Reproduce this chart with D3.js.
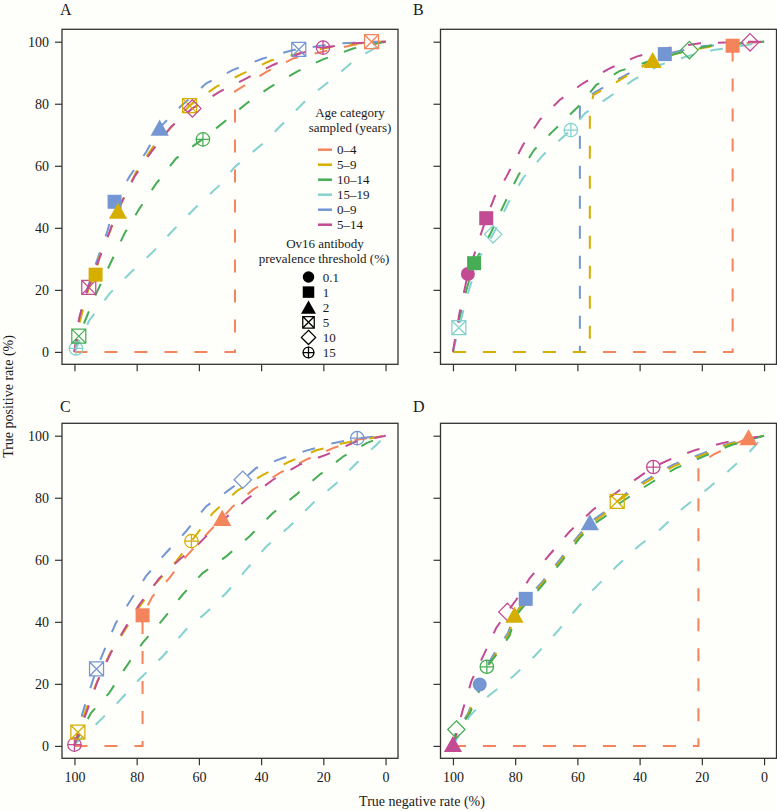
<!DOCTYPE html>
<html><head><meta charset="utf-8">
<script src="https://cdn.jsdelivr.net/npm/d3@7"></script>
<style>
html,body{margin:0;padding:0;background:#fefefa;}
svg{display:block;}
</style>
</head><body>
<svg id="chart" width="777" height="811"></svg>
<script>
// ---------- data ----------
const seriesNames = ["0–4","5–9","10–14","15–19","0–9","5–14"];
const seriesColors = ["#F4845B","#D6AE00","#47AD55","#84D2CF","#7496D2","#C24B94"];
const thresholdLabels = ["0.1","1","2","5","10","15"];
const thresholdShapes = ["circle","square","triangle","boxx","diamond","circleplus"];
const xTicks = [100,80,60,40,20,0];
const yTicks = [0,20,40,60,80,100];
const panelLetters = ["A","B","C","D"];

// curves: [true negative rate, true positive rate], one array per age category (seriesNames order)
const curvesA = [
  [[100,0],[48.4,0],[48.4,84],[38.3,90.3],[29.7,94.6],[18,97.3],[10,99],[4.5,100],[0,100]],
  [[100,0],[98.2,10],[95.6,20],[93.2,25],[92,30.6],[88.2,39.8],[86,45.5],[80.2,58],[74.8,66],[68.3,73.1],[63,79.4],[54.4,85.5],[45.8,89.8],[36.7,94],[25.4,96.8],[16.8,98.4],[8,99.5],[0,100]],
  [[100,0],[98.6,5.1],[93,18.8],[88.7,28],[83.9,38.2],[79.1,46.2],[73.7,54.3],[67.3,62.4],[58.9,68.5],[51.2,74.7],[44.7,80.1],[37.2,85.3],[28.6,90.3],[20.1,94.3],[10.4,97.8],[0,100]],
  [[100,0],[99.5,1.1],[95.2,10.2],[88.7,18.8],[81.2,26.3],[75.3,31.7],[68.3,39.2],[60.8,46.8],[53.3,53.8],[48.4,59.7],[39.4,67.2],[31.9,74.7],[24.4,82.3],[16.8,88.2],[9.3,94.6],[1.8,98.9],[0,100]],
  [[100,0],[98.6,10],[96,20],[92.7,29.6],[89.3,39.2],[87.1,48.4],[82.3,56.5],[76.9,64.5],[72.6,72.3],[66,79],[57.6,86.6],[49,90.9],[39.4,94.6],[29.7,97.3],[16.8,99.3],[8,99.8],[0,100]],
  [[100,0],[98.4,11.3],[95.7,20.4],[92,30.1],[88.7,38.7],[86.5,45],[80.7,56.5],[75.3,64.5],[68.9,72.6],[62.1,78.5],[53.3,83.9],[44.7,88.2],[36.2,92.5],[27.6,96.2],[20.1,98.1],[10.4,99.5],[0,100]]
];
const curvesB = [
  [[100,0],[10.1,0],[10.1,98.7],[5,99.6],[0,100]],
  [[100,0],[56,0],[56,77],[54.9,82.8],[46.4,87.6],[35.8,94.1],[25,97],[15,98.8],[0,100]],
  [[100,0],[98,10],[96.5,17],[93.2,28.6],[88,38],[83.4,47.9],[79,56.9],[74,65],[68,71],[59.2,79.6],[54,86],[46.5,90.5],[36,94],[24,97.3],[16.3,98.9],[0,100]],
  [[100,0],[98.1,7.8],[95.2,18.9],[91.4,30.7],[87.1,37.9],[82.3,47.9],[77.5,56],[71,63.5],[62.1,71.5],[57.6,76.9],[49.6,82.3],[42.1,87.6],[33.5,92.5],[24,95.5],[16.3,97.3],[5.6,98.9],[0,100]],
  [[100,0],[59.2,0],[59.2,79.6],[54.9,83.4],[46.4,88.2],[31.9,96],[20,98.5],[0,100]],
  [[100,0],[97.9,12.5],[95.2,25.1],[92,35],[89.3,43.1],[86.6,50],[82.8,56.5],[77.5,66.7],[72.1,74.8],[65.7,81.2],[58.2,86.6],[49.6,91.4],[41,95.2],[31.3,97.9],[20.6,99.5],[4.5,100],[0,100]]
];
const curvesC = [
  [[100,0],[78.1,0],[78.1,42.1],[74.9,48.2],[69.5,54.1],[64.1,61.1],[56.6,69.2],[52.5,73.5],[49.1,77.2],[42.6,82.6],[34,88],[25,92.5],[16.9,96],[9.3,98.7],[0,100]],
  [[100,0],[98.9,4.4],[96.3,11.7],[93.1,19.8],[88.8,29.4],[84,37],[79.7,43.9],[73.8,52.5],[67.3,59.5],[62.4,66],[55.5,75.1],[47.9,82.1],[39.4,87.4],[30.8,91.7],[22.2,95.3],[13.6,97.6],[0,100]],
  [[100,0],[99.4,1.5],[94.7,10.6],[88.8,17.1],[84,24.6],[78.1,33.2],[71.6,40.7],[65.2,48.8],[58.8,55.7],[51.2,61.1],[43.7,67.6],[36.2,75.1],[28.7,81],[21.2,87.4],[13.6,93.3],[6.1,97.6],[0,100]],
  [[100,0],[99.4,1],[93.1,6.9],[86.7,13.3],[79.2,21.4],[71.6,28.9],[64.1,37.5],[57.7,42.9],[51.2,49.3],[44.8,56.8],[38.3,64.3],[30.8,70.8],[23.3,78.3],[15.8,84.7],[9.3,91.2],[2.9,97.1],[0,100]],
  [[100,0],[99.6,1],[97.4,10.6],[94.7,19.2],[92.9,24.8],[89.9,32.1],[86.7,39.6],[81.8,47.2],[77,54.7],[70.6,62.2],[64.1,69.2],[57.7,77.2],[50.2,82.6],[45.9,85.8],[41.6,89.6],[33,92.8],[24.4,95.5],[16.9,97.6],[9.1,99.2],[0,100]],
  [[100,0],[100,0.4],[95.8,11.7],[92.6,20.8],[88.3,30],[84,37.5],[79.2,45.5],[72.7,54.1],[66.3,60],[59.8,65.4],[54.5,70.8],[44.8,79.4],[36.2,85.8],[27.6,90.7],[19,93.9],[9.3,98.2],[0,100]]
];
const curvesD = [
  [[100,0],[21.1,0],[21.1,90.7],[16.3,93.9],[10,97],[5,99.4],[0,100]],
  [[100,0],[98.7,4],[95,10.2],[91.2,19.5],[89,25],[86.3,29.6],[82,36],[80.2,42.3],[76.3,47],[71.4,52.2],[65.5,59.6],[59.6,67.2],[55.8,71.6],[51.5,74.6],[47.2,78.8],[44,81],[37.5,85.3],[29,90.2],[19.3,94],[10.8,97.4],[0,100]],
  [[100,0],[98.9,5.3],[94.8,10],[91,19],[89.1,25.5],[86.2,29.2],[81.8,35.5],[79.9,41.8],[76,46.5],[71.2,51.8],[65.3,59.2],[59.4,66.8],[55.6,71],[51.3,73.8],[47,77.8],[43.8,80],[36.7,84.6],[28.6,89.4],[19,93.5],[10.5,97],[0,100]],
  [[100,0],[98.9,2],[94.6,9.6],[88.7,16],[80.7,22.4],[73.8,28.9],[67.8,35.3],[61.4,42.9],[54.9,50.4],[47.4,57.9],[40.5,64.3],[33.5,69.7],[26,76.7],[18.5,82.6],[11,89],[4.5,95],[0,100]],
  [[100,0],[98.9,4.2],[95.1,10.6],[91.4,19.8],[89.3,25.5],[86.6,30],[82.3,36.4],[80.2,42.3],[76.6,47.4],[71.6,52.5],[65.7,60],[59.8,67.6],[56,72.1],[51.7,75.1],[47.2,78.8],[44.2,81.5],[37.8,85.8],[29.2,90.7],[19.5,94.4],[11,97.6],[0,100]],
  [[100,0],[96.8,11.7],[94.1,20.8],[89.8,30],[86.1,38],[82.5,43.2],[79.6,47.2],[75.3,54.1],[68.9,61.7],[62.4,69.2],[54.9,76.2],[47,82],[39.9,86.9],[35.6,89.9],[29.2,92.8],[21.7,95.5],[11,98.2],[0,100]]
];

// markers: [series index, threshold index, true negative rate, true positive rate]
const markersA = [[3,5,99.5,1.1],[2,3,98.6,5.1],[5,3,95.4,20.8],[1,1,93.2,24.9],[4,1,87.1,48.4],[1,2,86,45.5],[4,2,72.6,72.3],[1,3,63,79.4],[5,4,62.1,78.5],[2,5,58.7,68.5],[4,3,27.9,97.5],[5,5,20.1,98.1],[0,3,4.5,100]];
const markersB = [[3,3,98.1,7.8],[5,0,95.2,25.1],[2,1,93.2,28.6],[5,1,89.3,43.1],[3,4,87.1,37.9],[3,5,62.1,71.5],[1,2,35.8,94.1],[4,1,31.9,96],[2,4,24,97.3],[0,1,10.1,98.7],[5,4,4.5,99.8]];
const markersC = [[5,5,100,0.4],[1,3,98.9,4.4],[4,3,92.9,24.8],[0,1,78.1,42.1],[1,5,62.4,66],[0,2,52.5,73.5],[4,4,45.9,85.8],[4,5,9.1,99.2]];
const markersD = [[5,2,100,0.6],[2,4,98.9,5.3],[4,0,91.4,19.8],[2,5,89.1,25.5],[5,4,82.5,43.2],[1,2,80.2,42.3],[4,1,76.6,47.4],[4,2,56,72.1],[1,3,47.2,78.8],[5,5,35.6,89.9],[0,2,5,99.5]];

const allCurves = [curvesA, curvesB, curvesC, curvesD];
const allMarkers = [markersA, markersB, markersC, markersD];

// ---------- layout ----------
const FONT = "'Liberation Serif', 'Times New Roman', serif";
const TEXTC = "#1a1a1a";
const svg = d3.select("#chart");
const W = 336, H = 335;
const layout = [
  {left:62, top:29.3, xLab:false, yLab:true, lx:60, ly:15},
  {left:440.5, top:29.3, xLab:false, yLab:false, lx:413, ly:15},
  {left:62, top:423.3, xLab:true, yLab:true, lx:60, ly:412},
  {left:440.5, top:423.3, xLab:true, yLab:false, lx:413, ly:412}
];
const drawOrder = [0,4,1,2,3,5];
const axisColor = "#333";

function addText(parent, x, y, str, size, anchor){
  return parent.append("text").attr("x",x).attr("y",y)
    .style("font-family",FONT).style("font-size",size+"px").style("fill",TEXTC)
    .attr("text-anchor",anchor||"start").text(str);
}

function drawSymbol(g, shape, cx, cy, s, color){
  const h = s/2, sw = 1.25;
  if(shape==="circle"){
    g.append("circle").attr("cx",cx).attr("cy",cy).attr("r",h).attr("fill",color);
  } else if(shape==="square"){
    g.append("rect").attr("x",cx-h).attr("y",cy-h).attr("width",s).attr("height",s).attr("fill",color);
  } else if(shape==="triangle"){
    const w = s*1.3, t = s*1.15;
    g.append("path").attr("d",`M${cx},${cy-t/2}L${cx+w/2},${cy+t/2}L${cx-w/2},${cy+t/2}Z`).attr("fill",color);
  } else if(shape==="boxx"){
    g.append("path").attr("d",`M${cx-h},${cy-h}h${s}v${s}h${-s}ZM${cx-h},${cy-h}L${cx+h},${cy+h}M${cx+h},${cy-h}L${cx-h},${cy+h}`)
      .attr("fill","none").attr("stroke",color).attr("stroke-width",sw);
  } else if(shape==="diamond"){
    const d = s*0.62;
    g.append("path").attr("d",`M${cx},${cy-d}L${cx+d},${cy}L${cx},${cy+d}L${cx-d},${cy}Z`)
      .attr("fill","none").attr("stroke",color).attr("stroke-width",sw);
  } else {
    g.append("circle").attr("cx",cx).attr("cy",cy).attr("r",h-0.3).attr("fill","none").attr("stroke",color).attr("stroke-width",sw);
    g.append("path").attr("d",`M${cx-h},${cy}H${cx+h}M${cx},${cy-h}V${cy+h}`).attr("fill","none").attr("stroke",color).attr("stroke-width",sw);
  }
}

layout.forEach((p, i) => {
  const x = d3.scaleLinear().domain([104,-4]).range([p.left, p.left+W]);
  const y = d3.scaleLinear().domain([-4,104]).range([p.top+H, p.top]);
  const g = svg.append("g");

  // axes
  const xa = g.append("g").attr("transform",`translate(0,${p.top+H})`)
    .call(d3.axisBottom(x).tickValues(xTicks).tickSize(7).tickPadding(7)
      .tickFormat(p.xLab ? d3.format("d") : () => ""));
  const ya = g.append("g").attr("transform",`translate(${p.left},0)`)
    .call(d3.axisLeft(y).tickValues(yTicks).tickSize(7).tickPadding(6)
      .tickFormat(p.yLab ? d3.format("d") : () => ""));
  [xa, ya].forEach(a => {
    a.select(".domain").remove();
    a.selectAll("line").attr("stroke",axisColor).attr("stroke-width",1.2);
    a.selectAll("text").style("font-family",FONT).style("font-size","14px").style("fill",TEXTC);
  });

  // curves
  const line = d3.line().x(d => x(d[0])).y(d => y(d[1]));
  const curves = allCurves[i];
  drawOrder.forEach(si => {
    g.append("path").datum(curves[si]).attr("d",line)
      .attr("fill","none").attr("stroke",seriesColors[si]).attr("stroke-width",2)
      .attr("stroke-dasharray","13,17");
  });

  // markers
  allMarkers[i].forEach(m => {
    drawSymbol(g, thresholdShapes[m[1]], x(m[2]), y(m[3]), 14, seriesColors[m[0]]);
  });

  // box
  g.append("rect").attr("x",p.left).attr("y",p.top).attr("width",W).attr("height",H)
    .attr("fill","none").attr("stroke",axisColor).attr("stroke-width",1.3);

  // panel letter
  addText(svg, p.lx, p.ly, panelLetters[i], 16);
});

// ---------- legend (panel A) ----------
const lg = svg.append("g");
addText(lg, 350, 117, "Age category", 13, "middle");
addText(lg, 350, 132, "sampled (years)", 13, "middle");
seriesNames.forEach((n, k) => {
  const cy = 149.7 + k*15;
  lg.append("line").attr("x1",318).attr("x2",332).attr("y1",cy).attr("y2",cy)
    .attr("stroke",seriesColors[k]).attr("stroke-width",2.5);
  addText(lg, 337, cy+4.5, n, 13);
});
addText(lg, 325, 248, "Ov16 antibody", 13, "middle");
addText(lg, 324, 263, "prevalence threshold (%)", 13, "middle");
thresholdLabels.forEach((t, k) => {
  const cy = 277 + k*15.1;
  drawSymbol(lg, thresholdShapes[k], 308.5, cy, 11.5, "#000");
  addText(lg, 322.7, cy+4.5, t, 13);
});

// ---------- axis titles ----------
addText(svg, 0, 0, "True positive rate (%)", 14, "middle").attr("transform","translate(13,396.5) rotate(-90)");
addText(svg, 422, 806, "True negative rate (%)", 14, "middle");
</script>
</body></html>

■ TASK DIRECTIONS: Copy out every line in the listing where the word "chart" appears.

■ EXERCISE RESULT:
Reproduce this chart with D3.js.
<svg id="chart" width="777" height="811"></svg>
const svg = d3.select("#chart");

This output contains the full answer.